Wow, what a day. In fact, what a trip this has been for nine days, and although still in a bit of shock over things, it hit me that the only rational way for me to deal with the loss is to get out the laptop and write.
After 3 years and 4 months of my life, my career at RazorGator has come to an abrupt end. Well, abrupt in the sense I thought I had more time, but isn’t that always the case?
I have no intent of using this forum for anything negative. I enjoyed my time with the company, met some good people and learned a lot of new skills that will hopefully pay dividends in whatever comes along next. Do I have an opinion in regards to the manner in which this whole situation was played out? You bet, but that is wasted energy.
Sure, I’m bummed today, and it would not surprise me if I am bummed for a few days. Maybe the line of thinking from the employer is correct, lay off or fire an employee close to the weekend to give him a few days to mentally, spiritually and emotionally recuperate. I have a feeling Friday will entail hiding out at home, listening to the iPod and reading a book or two. Saturday is an evening with Big Red, something that always makes me feel good. Sunday is breakfast with a good friend and teacher from my high school days, then a day with the family doing whatever. I like the sounds of all that!

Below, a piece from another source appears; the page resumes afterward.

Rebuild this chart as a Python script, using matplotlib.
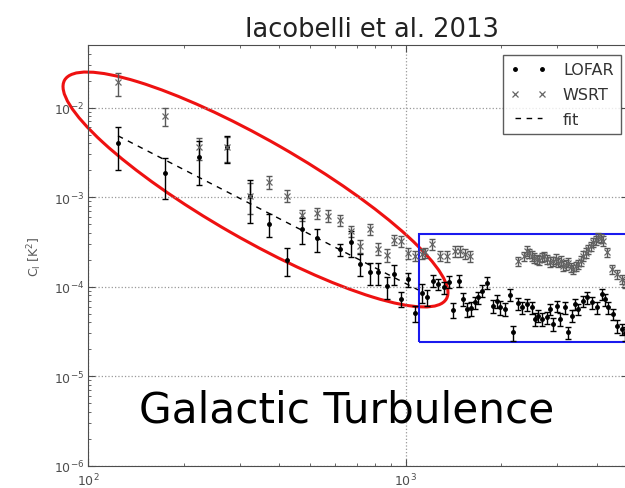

Too often in my life I have to be slapped in the face hard to be reminded I do not have control over what occurs from one day to the next. I can make all the plans I want, but to think I have any part in planning the results has once again proven to be an exercise in futility. That is okay, and the quicker I approve of that being the case, the quicker I get into acceptance, and the quicker I get into action.
Yes my friends, acceptance DOES mean approval. Gary McClure, may he rest in peace, taught me that years ago. Once I am 100% comfortable with the fact that I will no longer have a need to travel to the office everyday, at least for that particular company, I can move on and be happy.
So look out world, Tfronky is coming! And at the age of 40, I have every intention of doing something that makes me happy first.